Within the carboxy groups, the C—O(coordinated) distances [1.288 (3) and 1.284 (3) Å] are much longer than the C—O(uncoordinated) distances [1.222 (3) and 1.225 (3) Å; Table 1]. The differences [0.066 (4) and 0.059 (4) Å] are comparable to that found in the neutral carboxyl group of iminodiacetic acid [0.078 (4) Å; Bernstein, 1979]. The differences in C—O distances are are essentially the same as that found in the CrIII complex lithium difluoro(propanediamine-diacetato)chromium(III) [0.059 (4) Å; Bianchini et al., 1986].

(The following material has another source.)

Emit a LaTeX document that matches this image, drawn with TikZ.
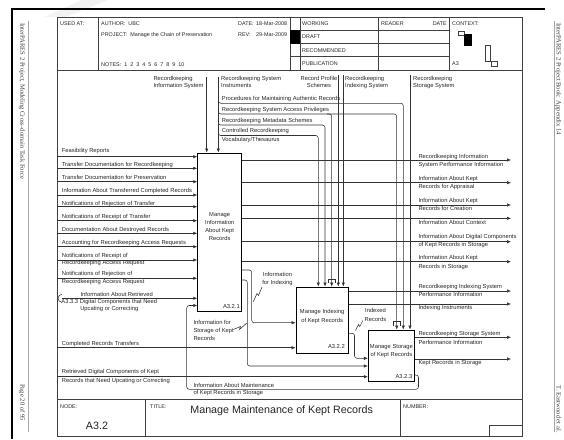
\documentclass[tikz,border=0pt]{standalone}
\usepackage{fontspec}
\setmainfont{Liberation Sans}
\newfontfamily\sideserif{Liberation Serif}
\usetikzlibrary{arrows.meta}
\newcommand\labW[3]{\node[lab,anchor=base west] (#1) at (#2) {#3};}
\newcommand\labC[3]{\node[lab,anchor=base] (#1) at (#2) {#3};}
\newcommand\labE[3]{\node[lab,anchor=base east] (#1) at (#2) {#3};}
\newcommand\hdW[3]{\node[hd,anchor=base west] (#1) at (#2) {#3};}
\begin{document}
\begin{tikzpicture}[x=1pt,y=-1pt,
  ln/.style={draw=black!80,line width=0.55pt},
  arr/.style={ln,-{Latex[length=4pt,width=3.4pt]}},
  rc/.style={rounded corners=2.5pt},
  box/.style={draw=black,line width=0.85pt,inner sep=0pt,rectangle},
  lab/.style={font=\fontsize{5.8}{7}\selectfont,text=black!85,inner sep=0pt},
  hd/.style={font=\fontsize{5.4}{6.5}\selectfont,text=black!85,inner sep=0pt},
  frm/.style={draw=black!75,line width=0.6pt},
  side/.style={font=\sideserif\fontsize{6.6}{8}\selectfont,text=black!75,inner sep=0pt,rotate=-90}]
\useasboundingbox (0,0) rectangle (564,439);
\fill[white] (0,0) rectangle (564,439);
\fill[gray!10] (82,0) -- (108,0) -- (66,17) -- (44,17) -- cycle;
% page rules
\draw[black,line width=1.6pt] (11,9) -- (545,9);
\draw[black,line width=1.6pt] (12,8.2) -- (12,439);
\draw[gray!70,line width=0.4pt] (28,21) -- (28,432);
\draw[gray!70,line width=0.4pt] (554,21) -- (554,432);
\node[side,anchor=base west] (sideL1) at (20.4,23) {InterPARES 2 Project, Modeling Cross-domain Task Force};
\node[side,anchor=base east] (sideL2) at (20.4,421) {Page 20 of 95};
\node[side,anchor=base west] (sideR1) at (556.7,23) {InterPARES 2 Project Book: Appendix 14};
\node[side,anchor=base east] (sideR2) at (556.7,433) {T. Eastwood et al.};
% frame and header
\draw[frm] (57,17) rectangle (522,436);
\draw[frm] (57,70) -- (522,70);
\draw[frm] (57,399) -- (522,399);
\foreach \xx in {98,290,300,378,449} \draw[frm] (\xx,17) -- (\xx,70);
\foreach \yy in {30.3,43.5,56.7} \draw[frm] (290,\yy) -- (449,\yy);
\fill[black] (290,30.3) rectangle (300,43.5);
\hdW{usedat}{60,25.7}{USED AT:}
\hdW{author}{101,25.7}{AUTHOR:\ \ UBC}
\hdW{project}{101,36.3}{PROJECT:\ \ Manage the Chain of Preservation}
\hdW{notes}{101,66}{NOTES:\ \ 1\ \ 2\ \ 3\ \ 4\ \ 5\ \ 6\ \ 7\ \ 8\ \ 9\ \ 10}
\hdW{date1}{238,25.7}{DATE:}
\hdW{date1v}{256,25.7}{18-Mar-2008}
\hdW{rev}{238,36.3}{REV:}
\hdW{revv}{256,36.3}{29-Mar-2009}
\hdW{working}{302,25.7}{WORKING}
\hdW{draft}{302,38.9}{DRAFT}
\hdW{recom}{302,52.1}{RECOMMENDED}
\hdW{publ}{302,65.3}{PUBLICATION}
\hdW{reader}{381,25.7}{READER}
\node[hd,anchor=base east] (date2) at (447,25.7) {DATE};
\hdW{context}{452,25.7}{CONTEXT:}
\hdW{ctxa}{452,65.3}{A3}
\draw[frm,fill=white] (458,31) rectangle (464,35);
\fill[black] (464,34) rectangle (472,46);
\draw[frm] (485,45) rectangle (490,61.5);
\draw[frm] (491,61.5) rectangle (497.5,66.5);
% title block
\draw[frm] (145,399) -- (145,436);
\draw[frm] (400,399) -- (400,436);
\draw[frm] (489,425) rectangle (522,436);
\node[hd,anchor=base west] (nodel) at (60,408.5) {NODE:};
\node[hd,anchor=base west] (titlel) at (150,408.5) {TITLE:};
\node[hd,anchor=base west] (numl) at (403,408.5) {NUMBER:};
\node[font=\fontsize{10.7}{12}\selectfont,text=black!85,inner sep=0pt,anchor=base] (title) at (281.7,413.5) {Manage Maintenance of Kept Records};
\node[font=\fontsize{10.7}{12}\selectfont,text=black!85,inner sep=0pt,anchor=base] (nodenum) at (97,429) {A3.2};
% boxes
\node[box,minimum width=44pt,minimum height=158.5pt] (b1) at (219.7,232.25) {};
\node[box,minimum width=52.3pt,minimum height=66.3pt] (b2) at (322.15,320.15) {};
\node[box,minimum width=46.2pt,minimum height=51.7pt] (b3) at (391.4,355.85) {};
\labC{t1a}{219.7,216.5}{Manage}
\labC{t1b}{219.7,224.5}{Information}
\labC{t1c}{219.7,232.5}{About Kept}
\labC{t1d}{219.7,240.5}{Records}
\labC{t2a}{322.2,313.5}{Manage Indexing}
\labC{t2b}{322.2,322}{of Kept Records}
\labC{t3a}{391.4,348}{Manage Storage}
\labC{t3b}{391.4,356}{of Kept Records}
\labE{n1}{240,308}{A3.2.1}
\labE{n2}{345,348.7}{A3.2.2}
\labE{n3}{412.5,378}{A3.2.3}
% controls from top
\labW{rkis1}{153.3,80}{Recordkeeping}
\labW{rkis2}{153.3,87.7}{Information System}
\labW{rksi1}{221,80}{Recordkeeping System}
\labW{rksi2}{221,87.7}{Instruments}
\labW{proc}{221.7,100.3}{Procedures for Maintaining Authentic Records}
\labW{priv}{221.7,111.3}{Recordkeeping System Access Privileges}
\labW{meta}{221.7,122}{Recordkeeping Metadata Schemes}
\labW{cv1}{221.7,132.7}{Controlled Recordkeeping}
\labW{cv2}{221.7,141.3}{Vocabulary/Thesaurus}
\labC{rps1}{319,80}{Record Profile}
\labC{rps2}{319,87.7}{Schemes}
\labW{rkix1}{345,80}{Recordkeeping}
\labW{rkix2}{345,87.7}{Indexing System}
\labW{rkst1}{413,80}{Recordkeeping}
\labW{rkst2}{413,87.7}{Storage System}
\draw[arr] (206.7,77) -- (b1.north -| 206.7,0);
\draw[arr] (218.3,77) -- (b1.north -| 218.3,0);
\draw[arr,rc] (218.3,99) -- (218.3,103.3) -- (403.3,103.3) -- (b3.north -| 403.3,0);
\draw[arr,rc] (218.3,110) -- (218.3,114) -- (396.7,114) -- (b3.north -| 396.7,0);
\draw[arr,rc] (327,114) -- (331.7,114) -- (b2.north -| 331.7,0);
\draw[arr,rc] (218.3,121) -- (218.3,125) -- (325,125) -- (b2.north -| 325,0);
\draw[arr,rc] (218.3,131.5) -- (218.3,135.5) -- (318.3,135.5) -- (b2.north -| 318.3,0);
\draw[arr] (338.3,75) -- (b2.north -| 338.3,0);
\draw[arr] (343.3,75) -- (b2.north -| 343.3,0);
\draw[arr] (410,75) -- (b3.north -| 410,0);
\draw[ln] (328.3,283) -- (328.3,279) -- (335.1,279) -- (335.1,283);
\draw[ln] (393.3,325.5) -- (393.3,321.5) -- (400.1,321.5) -- (400.1,325.5);
% inputs
\foreach \yy in {156.7,168.3,181.7,195,206.7,220.7,233.3,246.7,260,278.3}
  \draw[arr] (57,\yy) -- (b1.west |- 0,\yy);
\labW{in1}{61.7,152.7}{Feasibility Reports}
\labW{in2}{61.7,166}{Transfer Documentation for Recordkeeping}
\labW{in3}{61.7,179.3}{Transfer Documentation for Preservation}
\labW{in4}{61.7,192.5}{Information About Transferred Completed Records}
\labW{in5}{61.7,205}{Notifications of Rejection of Transfer}
\labW{in6}{61.7,218.3}{Notifications of Receipt of Transfer}
\labW{in7}{61.7,231.3}{Documentation About Destroyed Records}
\labW{in8}{61.7,244.5}{Accounting for Recordkeeping Access Requests}
\labW{in9a}{61.7,257}{Notifications of Receipt of}
\labW{in9b}{61.7,264.7}{Recordkeeping Access Request}
\labW{in10a}{61.7,275.3}{Notifications of Rejection of}
\labW{in10b}{61.7,283.7}{Recordkeeping Access Request}
\labC{in11a}{116.7,296}{Information About Retrieved}
\labC{in11b}{109.3,303.7}{A3.3.3 Digital Components that Need}
\labC{in11c}{109.3,310.3}{Upcating or Correcting}
\draw[arr] (62,298.3) -- (b1.west |- 0,298.3);
\draw[ln] (62,294.3) arc[start angle=270,end angle=90,radius=4];
\labW{in12}{61.7,345}{Completed Records Transfers}
\draw[arr] (57,347.7) -- (b2.west |- 0,347.7);
\labW{in13a}{61.7,373.7}{Retrieved Digital Components of Kept}
\labW{in13b}{61.7,382.7}{Records that Need Upcating or Correcting}
\draw[arr] (57,376.7) -- (b3.west |- 0,376.7);
% outputs
\foreach \yy in {160,182.7,205,218.3,241.7,261.7}
  \draw[arr] (b1.east |- 0,\yy) -- (511,\yy);
\foreach \yy in {291,304}
  \draw[arr] (b2.east |- 0,\yy) -- (511,\yy);
\foreach \yy in {337.3,359}
  \draw[arr] (b3.east |- 0,\yy) -- (511,\yy);
\labW{o1a}{418.3,158.7}{Recordkeeping Information}
\labW{o1b}{418.3,166}{System Performance Information}
\labW{o2a}{418.3,180.3}{Information About Kept}
\labW{o2b}{418.3,188.7}{Records for Appraisal}
\labW{o3a}{418.3,202.7}{Information About Kept}
\labW{o3b}{418.3,210.3}{Records for Creation}
\labW{o4}{418.3,224.3}{Information About Context}
\labW{o5a}{418.3,238.7}{Information About Digital Components}
\labW{o5b}{418.3,246.3}{of Kept Records in Storage}
\labW{o6a}{418.3,259.7}{Information About Kept}
\labW{o6b}{418.3,268}{Records in Storage}
\labW{o7a}{418.3,288}{Recordkeeping Indexing System}
\labW{o7b}{418.3,296}{Performance Information}
\labW{o8}{418.3,309.3}{Indexing Instruments}
\labW{o9a}{418.3,335.3}{Recordkeeping Storage System}
\labW{o9b}{418.3,344.3}{Performance Information}
\labW{o10}{418.3,364.7}{Kept Records in Storage}
% internal connectors
\draw[arr,rc] (b1.east |- 0,270) -- (251.7,270) -- (251.7,322.7) -- (b2.west |- 0,322.7);
\draw[arr,rc] (b1.east |- 0,280) -- (247.3,280) -- (247.3,366) -- (b3.west |- 0,366);
\draw[arr,rc] (b2.east |- 0,333.3) -- (354.5,333.3) -- (354.5,358.3) -- (b3.west |- 0,358.3);
\draw[arr,rc] (b3.east |- 0,375) -- (418.5,375) -- (418.5,389.3) -- (186.7,389.3) -- (186.7,305.5) -- (b1.west |- 0,305.5);
\draw[ln] (253.3,301.7) -- (257,293.5) -- (258.5,295.5) -- (262,287);
\draw[ln] (233.5,329.5) -- (240.5,326.5) -- (239.5,329.5) -- (246.8,323);
\draw[ln] (355.5,330.5) -- (358.5,324.5) -- (359.8,326.5) -- (362.8,320.5);
\labC{ifi1}{277.5,276.3}{Information}
\labC{ifi2}{277.5,284.3}{for Indexing}
\labW{ifs1}{193.3,324.7}{Information for}
\labW{ifs2}{193.3,332.7}{Storage of Kept}
\labW{ifs3}{193.3,340.3}{Records}
\labC{ir1}{375.5,312.7}{Indexed}
\labC{ir2}{375.5,321.3}{Records}
\labW{ima1}{193.3,387}{Information About Maintenance}
\labW{ima2}{193.3,394.7}{of Kept Records in Storage}
\end{tikzpicture}
\end{document}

The thiazole rings of the DABT molecule are approximately coplanar, the maximum atomic deviation being 0.0743 (12) Å (atom S2). It is notable that the planar DABT molecule chelating to a CrIII atom is inclined to the coordination plane defined by aroms O1, O3, N1, N3 and Cr by a larger dihedral angle [17.23 (7) °]. Hence the CrIII atom lies 0.402 (2) Å out of the DABT mean plane; however, the Cr—N(DABT) distances are normal. Although no geometry data for the DABT complex of CrIII is available for comparison, the Cr—N3 [2.0574 (17) Å] and Cr—N1 [2.0598 (17) Å] distances are similar to the average Cr—N distances found in the 2,2'-bipyridine complex of CrIII [2.064 (3) Å; Swaminathan et al., 1988] and the phenanthroline complex of CrIII [2.065 (8) Å; Ohbo et al., 1983]. The C1—N2 [1.319 (3) Å] and C6—N4 [1.331 (3) Å] distances suggest the existence of electron delocalization between thiazole rings and amino groups.

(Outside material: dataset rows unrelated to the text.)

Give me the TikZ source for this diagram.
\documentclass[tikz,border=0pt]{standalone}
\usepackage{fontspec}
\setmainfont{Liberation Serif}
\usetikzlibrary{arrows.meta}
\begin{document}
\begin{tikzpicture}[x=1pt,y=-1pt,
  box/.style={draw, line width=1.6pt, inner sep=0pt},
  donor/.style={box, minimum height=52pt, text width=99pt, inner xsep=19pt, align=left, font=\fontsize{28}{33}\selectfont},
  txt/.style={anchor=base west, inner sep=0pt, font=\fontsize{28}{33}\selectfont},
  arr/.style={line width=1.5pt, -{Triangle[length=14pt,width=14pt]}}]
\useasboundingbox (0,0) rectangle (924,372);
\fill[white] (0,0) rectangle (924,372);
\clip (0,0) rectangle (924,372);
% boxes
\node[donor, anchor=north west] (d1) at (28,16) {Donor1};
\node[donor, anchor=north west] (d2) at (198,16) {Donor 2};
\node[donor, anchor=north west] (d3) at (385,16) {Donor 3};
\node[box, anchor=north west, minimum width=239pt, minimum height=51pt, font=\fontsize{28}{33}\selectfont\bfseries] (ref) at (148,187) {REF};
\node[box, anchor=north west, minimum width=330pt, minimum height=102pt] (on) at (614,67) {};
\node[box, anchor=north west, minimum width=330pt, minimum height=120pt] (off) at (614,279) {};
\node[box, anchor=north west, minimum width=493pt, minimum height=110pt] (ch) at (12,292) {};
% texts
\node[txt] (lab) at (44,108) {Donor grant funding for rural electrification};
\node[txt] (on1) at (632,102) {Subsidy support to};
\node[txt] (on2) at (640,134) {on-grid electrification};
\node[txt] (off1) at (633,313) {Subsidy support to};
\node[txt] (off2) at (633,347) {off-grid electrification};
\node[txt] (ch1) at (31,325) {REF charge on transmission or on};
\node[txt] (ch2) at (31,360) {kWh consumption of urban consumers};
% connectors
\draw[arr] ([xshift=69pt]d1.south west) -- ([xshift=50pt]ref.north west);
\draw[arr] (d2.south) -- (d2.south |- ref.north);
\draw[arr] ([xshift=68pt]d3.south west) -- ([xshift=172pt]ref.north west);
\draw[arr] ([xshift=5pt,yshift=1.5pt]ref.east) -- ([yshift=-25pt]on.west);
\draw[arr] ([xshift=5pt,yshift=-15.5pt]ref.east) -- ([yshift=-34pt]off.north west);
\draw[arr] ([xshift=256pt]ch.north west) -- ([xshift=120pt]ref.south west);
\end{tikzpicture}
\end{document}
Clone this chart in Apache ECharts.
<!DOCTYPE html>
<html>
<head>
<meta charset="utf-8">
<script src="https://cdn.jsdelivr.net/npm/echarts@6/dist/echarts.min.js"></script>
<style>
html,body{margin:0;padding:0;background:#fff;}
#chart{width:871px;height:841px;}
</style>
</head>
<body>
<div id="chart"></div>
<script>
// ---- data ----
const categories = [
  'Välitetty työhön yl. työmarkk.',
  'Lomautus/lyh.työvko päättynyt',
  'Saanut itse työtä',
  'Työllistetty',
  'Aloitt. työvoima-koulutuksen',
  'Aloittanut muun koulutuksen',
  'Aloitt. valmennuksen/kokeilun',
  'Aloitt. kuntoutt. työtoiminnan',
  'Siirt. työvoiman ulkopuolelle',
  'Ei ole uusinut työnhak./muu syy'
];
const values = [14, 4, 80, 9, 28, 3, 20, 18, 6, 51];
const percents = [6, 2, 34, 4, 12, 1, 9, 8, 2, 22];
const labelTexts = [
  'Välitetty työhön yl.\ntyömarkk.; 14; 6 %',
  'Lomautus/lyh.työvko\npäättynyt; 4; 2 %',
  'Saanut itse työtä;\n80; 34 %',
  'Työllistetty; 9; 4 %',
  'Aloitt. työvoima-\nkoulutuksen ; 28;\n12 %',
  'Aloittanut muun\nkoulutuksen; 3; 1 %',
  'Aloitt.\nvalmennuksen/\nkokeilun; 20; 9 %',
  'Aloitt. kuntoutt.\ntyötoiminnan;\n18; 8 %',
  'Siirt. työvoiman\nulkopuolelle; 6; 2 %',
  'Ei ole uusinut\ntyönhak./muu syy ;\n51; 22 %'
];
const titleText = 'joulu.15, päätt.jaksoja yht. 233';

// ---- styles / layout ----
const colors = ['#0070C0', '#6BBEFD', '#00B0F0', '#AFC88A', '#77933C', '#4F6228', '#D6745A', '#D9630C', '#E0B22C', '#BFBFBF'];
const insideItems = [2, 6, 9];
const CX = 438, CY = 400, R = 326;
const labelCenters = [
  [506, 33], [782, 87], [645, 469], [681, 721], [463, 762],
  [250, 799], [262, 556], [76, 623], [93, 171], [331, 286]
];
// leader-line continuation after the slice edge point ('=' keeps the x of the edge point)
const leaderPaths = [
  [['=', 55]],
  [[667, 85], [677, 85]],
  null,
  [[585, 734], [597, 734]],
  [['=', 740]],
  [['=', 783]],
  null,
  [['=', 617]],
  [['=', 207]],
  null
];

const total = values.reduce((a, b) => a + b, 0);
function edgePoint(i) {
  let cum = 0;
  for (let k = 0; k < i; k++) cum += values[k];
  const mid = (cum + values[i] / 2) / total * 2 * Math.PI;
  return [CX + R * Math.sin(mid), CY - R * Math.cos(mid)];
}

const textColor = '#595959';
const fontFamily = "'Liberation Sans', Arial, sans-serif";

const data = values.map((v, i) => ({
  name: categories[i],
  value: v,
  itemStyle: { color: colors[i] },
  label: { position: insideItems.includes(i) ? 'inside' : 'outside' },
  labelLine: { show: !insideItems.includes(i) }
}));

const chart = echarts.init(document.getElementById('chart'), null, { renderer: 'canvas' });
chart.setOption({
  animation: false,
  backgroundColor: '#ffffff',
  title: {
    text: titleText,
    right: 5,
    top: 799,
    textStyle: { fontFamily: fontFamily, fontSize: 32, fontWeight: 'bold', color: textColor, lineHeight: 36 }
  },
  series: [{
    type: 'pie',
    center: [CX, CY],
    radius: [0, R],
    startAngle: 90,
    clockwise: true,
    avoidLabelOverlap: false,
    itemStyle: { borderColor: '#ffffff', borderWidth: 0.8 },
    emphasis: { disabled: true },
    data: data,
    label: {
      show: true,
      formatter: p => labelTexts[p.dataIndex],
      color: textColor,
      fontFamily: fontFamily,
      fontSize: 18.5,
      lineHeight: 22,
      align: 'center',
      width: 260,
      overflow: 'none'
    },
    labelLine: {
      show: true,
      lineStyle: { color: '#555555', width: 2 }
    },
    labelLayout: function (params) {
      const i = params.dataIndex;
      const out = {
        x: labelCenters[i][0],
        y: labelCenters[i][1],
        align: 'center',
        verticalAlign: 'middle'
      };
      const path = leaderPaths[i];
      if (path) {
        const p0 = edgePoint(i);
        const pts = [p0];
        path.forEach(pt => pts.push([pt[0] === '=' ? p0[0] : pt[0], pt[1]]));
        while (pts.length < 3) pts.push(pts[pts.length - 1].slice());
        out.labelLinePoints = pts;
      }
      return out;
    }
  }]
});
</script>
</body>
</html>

Extensive hydrogen-bonding interactions occur in the crystal (Table 2). While the amino N atoms of the DABT molecule are intramolecularly hydrogen bonded to the coordinated carboxy O atoms, the Cl− counter-ion and lattice water molecules are linked to the CrIII complex cation via hydrogen bonds (Fig. 1). The Cl− anion is simultaneously hydrogen bonded to the imino group of the IDA ion, the amino group of the DABT molecule and coordinated water molecules of adjacent complex cations, thus formng the hydrogen-bonded supramolecular structure shown in Fig. 2. The lattice water molecules are also involved in the supramolecular structure via hydrogen bonding to the carboxy group of the IDA ion and the amino group of the DABT molecule of neighboring complex cations. Three-centered hydrogen bonds occur in the crystal (Table 2), the sum of three angles about the H atoms being 354 (H2b) and 360 ° (H4a).
The neighboring parallel DABT planes are separated by 3.716 (7) Å, suggesting van der Waals contacts but not π–π stacking between DABT ligands in the crystal. Two symmetry-related O1W water molecules are loosely hydrogen bonded via atom H1B.